Разумеется, это сработало, и блистательно. Искуство Дэвида беспрецендентно, и видит Бог, он смог на нем хорошо заработать. Но в личном плане его отстраненность от собственных чувств стоила ему очень дорого.
Его проблема очевидна: у вас просто нет жизни без сильных эмоций. Все, что вы можете предпринять в этом направлении – это разыграть убедительное шоу, но это приведет вас к опасному краю: прямиком к эмоциональной изоляции и все возрастающей паранойе, пока в конце концов, почти наверняка, рано или поздно вы не придете к блестящему открытию, что алкоголь, доп, кок, смэк, лекарства по рецепту – что угодно – позволяют вам чувствовать себя намного лучше.
Да что я здесь делаю, в конце концов, описываю классический случай наркомании?
Так точно. Более того, если хотите знать мое мнение, – а хотите вы этого, или нет, вы его все равно получите – Дэвид никогда не был “безумным” в том смысле, как большинство из нас это понимает.
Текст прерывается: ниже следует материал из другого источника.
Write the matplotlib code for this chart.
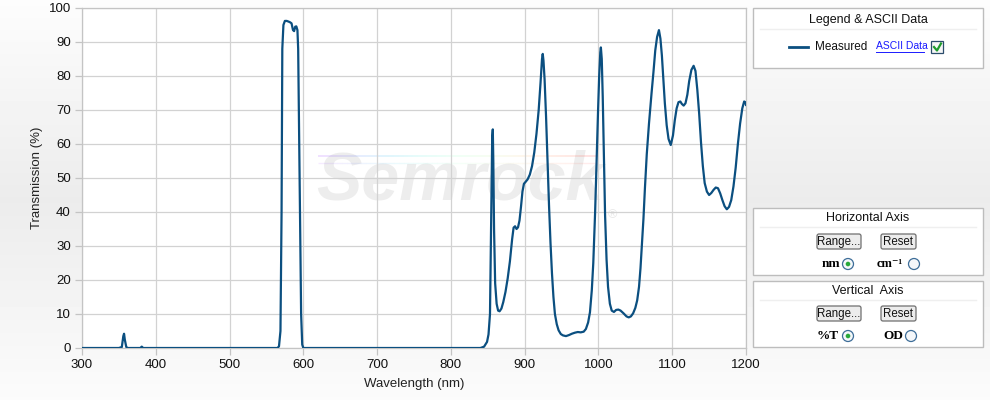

Не смотря на его усилия произвести такое впечатление в определенные периоды его карьеры и не смотря на его очень странное поведение в середине 70-х, Дэвид, на самом деле, был одним из самых холодно-расчетливых, с жестким самоконтролем, людей, каких я когда-либо встречала. Единственной его психологической проблемой за те годы, что я его знала, была его эмоциональная фригидность: лечение, в его случае, было еще страшнее самой фамильной болезни. По-настоящему безумные выходки, мания, навязчивые идеи и паранойя, свойственные ему в течение второй половины проведенного мной с ним десятилетия, не выплывали на поверхность до тех пор, пока он не накачивался дикими порциями кокаина, алкоголя и любых других наркотиков, какие только подворачивались ему под руку. Его “сумасшествия” попросту не существовало до тех пор, пока он не обдалбывался до бесчувствия.
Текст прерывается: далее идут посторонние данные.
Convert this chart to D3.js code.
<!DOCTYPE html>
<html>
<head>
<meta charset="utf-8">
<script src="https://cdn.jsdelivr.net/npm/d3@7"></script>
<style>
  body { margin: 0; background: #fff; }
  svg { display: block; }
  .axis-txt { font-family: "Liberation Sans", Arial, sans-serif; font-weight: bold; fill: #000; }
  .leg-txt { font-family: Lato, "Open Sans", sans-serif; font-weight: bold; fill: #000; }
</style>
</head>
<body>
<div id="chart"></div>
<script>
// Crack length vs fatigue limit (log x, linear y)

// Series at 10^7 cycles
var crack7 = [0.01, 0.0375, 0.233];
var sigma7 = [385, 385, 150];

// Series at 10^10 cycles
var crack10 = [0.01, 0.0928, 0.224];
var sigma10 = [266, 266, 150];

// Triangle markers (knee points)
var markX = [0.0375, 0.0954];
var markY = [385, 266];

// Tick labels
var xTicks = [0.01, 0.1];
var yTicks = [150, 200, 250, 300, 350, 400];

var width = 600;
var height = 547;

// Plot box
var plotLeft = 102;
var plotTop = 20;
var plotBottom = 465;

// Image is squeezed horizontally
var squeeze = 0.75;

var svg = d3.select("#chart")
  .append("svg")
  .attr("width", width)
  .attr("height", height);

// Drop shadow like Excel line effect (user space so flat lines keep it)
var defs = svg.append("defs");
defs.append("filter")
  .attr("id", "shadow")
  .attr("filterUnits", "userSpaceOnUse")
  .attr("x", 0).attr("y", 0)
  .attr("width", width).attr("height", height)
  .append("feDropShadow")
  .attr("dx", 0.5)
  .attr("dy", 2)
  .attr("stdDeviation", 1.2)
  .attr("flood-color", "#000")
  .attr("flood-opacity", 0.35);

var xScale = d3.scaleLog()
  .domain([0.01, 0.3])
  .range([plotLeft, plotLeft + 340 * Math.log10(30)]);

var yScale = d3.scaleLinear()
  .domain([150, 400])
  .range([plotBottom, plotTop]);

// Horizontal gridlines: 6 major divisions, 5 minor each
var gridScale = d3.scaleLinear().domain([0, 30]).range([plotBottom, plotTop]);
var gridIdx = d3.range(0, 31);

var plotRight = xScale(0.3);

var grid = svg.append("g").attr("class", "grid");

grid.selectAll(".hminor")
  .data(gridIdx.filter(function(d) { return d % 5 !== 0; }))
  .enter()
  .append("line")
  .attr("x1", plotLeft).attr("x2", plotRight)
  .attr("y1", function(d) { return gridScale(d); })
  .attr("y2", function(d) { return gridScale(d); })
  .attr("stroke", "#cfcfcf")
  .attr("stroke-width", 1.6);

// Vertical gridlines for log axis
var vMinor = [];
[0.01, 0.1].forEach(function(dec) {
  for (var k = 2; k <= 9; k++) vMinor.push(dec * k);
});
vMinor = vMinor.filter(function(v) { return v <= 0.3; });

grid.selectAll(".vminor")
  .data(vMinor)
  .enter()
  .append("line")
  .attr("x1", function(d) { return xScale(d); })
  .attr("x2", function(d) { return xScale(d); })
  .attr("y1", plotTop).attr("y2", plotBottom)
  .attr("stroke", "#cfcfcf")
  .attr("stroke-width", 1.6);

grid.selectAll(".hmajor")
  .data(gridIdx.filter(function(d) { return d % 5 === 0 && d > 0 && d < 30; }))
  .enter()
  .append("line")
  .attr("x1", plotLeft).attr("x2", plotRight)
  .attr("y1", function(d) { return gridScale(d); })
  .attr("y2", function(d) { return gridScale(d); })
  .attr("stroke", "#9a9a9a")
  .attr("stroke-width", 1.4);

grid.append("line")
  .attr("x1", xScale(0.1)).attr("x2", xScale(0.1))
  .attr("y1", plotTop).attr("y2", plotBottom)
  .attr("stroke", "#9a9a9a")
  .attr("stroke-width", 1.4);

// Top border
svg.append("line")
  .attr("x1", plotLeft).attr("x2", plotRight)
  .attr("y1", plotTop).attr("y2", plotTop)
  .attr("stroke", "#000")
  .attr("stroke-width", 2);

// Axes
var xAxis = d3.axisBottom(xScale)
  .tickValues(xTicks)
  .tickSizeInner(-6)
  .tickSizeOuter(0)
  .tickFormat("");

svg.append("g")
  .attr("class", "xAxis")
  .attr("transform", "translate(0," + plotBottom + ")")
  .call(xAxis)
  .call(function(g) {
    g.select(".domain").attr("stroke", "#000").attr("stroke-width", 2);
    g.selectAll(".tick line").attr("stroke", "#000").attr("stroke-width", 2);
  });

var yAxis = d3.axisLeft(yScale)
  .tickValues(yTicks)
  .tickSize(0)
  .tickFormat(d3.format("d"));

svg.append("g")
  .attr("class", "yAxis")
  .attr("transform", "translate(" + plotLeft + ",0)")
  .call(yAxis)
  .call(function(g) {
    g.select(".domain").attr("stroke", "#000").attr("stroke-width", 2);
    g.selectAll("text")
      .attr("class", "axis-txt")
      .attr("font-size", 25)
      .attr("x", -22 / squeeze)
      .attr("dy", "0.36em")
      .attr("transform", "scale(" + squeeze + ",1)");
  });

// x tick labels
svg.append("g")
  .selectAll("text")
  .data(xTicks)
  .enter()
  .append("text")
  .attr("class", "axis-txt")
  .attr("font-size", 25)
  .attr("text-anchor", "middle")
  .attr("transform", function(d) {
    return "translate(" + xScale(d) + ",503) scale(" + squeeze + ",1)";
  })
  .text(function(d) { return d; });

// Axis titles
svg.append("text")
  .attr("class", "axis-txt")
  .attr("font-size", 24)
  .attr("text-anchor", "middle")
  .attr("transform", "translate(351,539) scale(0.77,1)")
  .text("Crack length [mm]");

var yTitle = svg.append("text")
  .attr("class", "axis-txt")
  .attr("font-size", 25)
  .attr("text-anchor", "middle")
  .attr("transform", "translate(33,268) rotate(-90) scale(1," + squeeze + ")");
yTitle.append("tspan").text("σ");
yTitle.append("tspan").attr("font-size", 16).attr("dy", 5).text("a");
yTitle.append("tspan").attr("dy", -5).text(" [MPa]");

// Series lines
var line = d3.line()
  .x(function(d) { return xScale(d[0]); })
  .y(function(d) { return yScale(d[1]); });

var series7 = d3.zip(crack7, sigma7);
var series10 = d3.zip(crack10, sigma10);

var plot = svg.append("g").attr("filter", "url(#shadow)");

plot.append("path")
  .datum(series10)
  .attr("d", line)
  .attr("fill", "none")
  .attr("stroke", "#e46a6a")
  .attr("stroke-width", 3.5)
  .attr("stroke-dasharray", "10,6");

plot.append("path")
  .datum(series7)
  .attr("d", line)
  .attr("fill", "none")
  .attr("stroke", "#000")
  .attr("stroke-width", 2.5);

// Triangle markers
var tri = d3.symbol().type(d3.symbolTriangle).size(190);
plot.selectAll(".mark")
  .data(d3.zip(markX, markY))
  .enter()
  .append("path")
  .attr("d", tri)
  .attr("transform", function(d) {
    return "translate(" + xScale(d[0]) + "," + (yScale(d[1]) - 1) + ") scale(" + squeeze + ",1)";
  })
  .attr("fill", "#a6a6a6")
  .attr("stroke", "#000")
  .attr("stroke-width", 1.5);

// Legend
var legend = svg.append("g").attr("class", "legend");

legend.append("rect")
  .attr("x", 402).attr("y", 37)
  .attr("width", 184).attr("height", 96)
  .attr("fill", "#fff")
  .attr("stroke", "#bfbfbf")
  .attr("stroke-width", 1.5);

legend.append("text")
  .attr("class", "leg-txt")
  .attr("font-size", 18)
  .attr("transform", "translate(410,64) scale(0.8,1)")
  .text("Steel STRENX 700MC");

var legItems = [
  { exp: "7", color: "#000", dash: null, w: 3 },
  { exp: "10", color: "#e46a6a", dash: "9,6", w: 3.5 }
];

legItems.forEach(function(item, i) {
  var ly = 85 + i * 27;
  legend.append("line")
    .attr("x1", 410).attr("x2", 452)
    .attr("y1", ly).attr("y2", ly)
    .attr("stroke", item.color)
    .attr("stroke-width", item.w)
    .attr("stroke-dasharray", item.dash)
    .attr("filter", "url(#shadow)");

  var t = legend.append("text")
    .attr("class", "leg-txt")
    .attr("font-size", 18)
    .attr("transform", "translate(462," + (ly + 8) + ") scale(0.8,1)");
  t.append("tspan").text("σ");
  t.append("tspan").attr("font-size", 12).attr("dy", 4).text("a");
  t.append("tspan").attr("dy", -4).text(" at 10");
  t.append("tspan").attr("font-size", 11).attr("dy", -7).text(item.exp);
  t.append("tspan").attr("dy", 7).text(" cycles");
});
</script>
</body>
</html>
Должна добавить, что не считаю крайнюю самовлюбленность моего бывшего благоверного (точнее, настоящую эгоманию) саму по себе пороком. На вершине поп-звездного бизнеса, – как и в политике, и в комерции, и в армии, – вам приходится собирать всю возможную эгоманию по пути наверх. Ну, вы же знаете, что говорят о себе излечившиеся алкоголики; что они – эгоманьяки с комплексом неполноценности. Думаю, глубоко внутри именно это самое Дэвид и прятал.
В общем, на этом уровне Дэвид Боуи, когда я встретила его в 1968 году, был просто несчастным щеночком, которого впереди ждала большая трепка.
Но ведь никто из нас не знал, что нам предстоит – мы никогда не знаем, так что я видела в Дэвиде все, что угодно, только не проблемы. Или, скорее, я видела в нем ПРАВИЛЬНЫЕ проблемы: страсть к приключениям и к экзотике, прямой и открытый путь, кипучесть и некую уникальную и характерную для него черту – чудесную комбинацию величайшей хрупкости и величайшей силы. Дэвид был потрясающим, сексуальным, необычным и сильным молодым человеком.
Каким бы ярким мое впечатление ни было, оно было явно не оригинальным. И до меня множество жителей доброго города Лондона подпали под обаяние этой Джонс/Боуиевской харизмы. Дэвид всегда был экспертом по части харизматической самопрезентации.
Например, в “Бромли-Техе” одним из незапланированных общественных представлений была непрерывно меняющаяся Дэвидовская прическа; он мог неожиданно объявиться на занятиях с каким-нибудь радикальным изменением во внешности – с тедди-бойской челкой, или же выкрашенной в оранжевый цвет модовской стрижкой: смотря что привлекало наибольшее внимание. Зачастую, у него появлялась и новая “кликуха” вместе с новым видом (скажем, “Лютер” – почти так же хипово-американски звучит, как “Боуи” – его первая альтернативная личность).
Он обожал театрально-широкие шокирующие жесты. В то время как его однокашники все повально были зациклены на электрогитарах, он уломал Джона Джонса купить ему белый пластиковый саксофон, который как-то увидел в витрине. Затем он тайно брал четыре месяца уроки, а потом явился в школу и всех “убрал”. Когда приближались выпускные, и все объявляли классному руководителю, кем собираются быть – чертежником, типографом, верстчиком рекламы (это была специализация “Бромли-Теха”) – Дэвид брякнул: “Хочу быть поп-идолом”.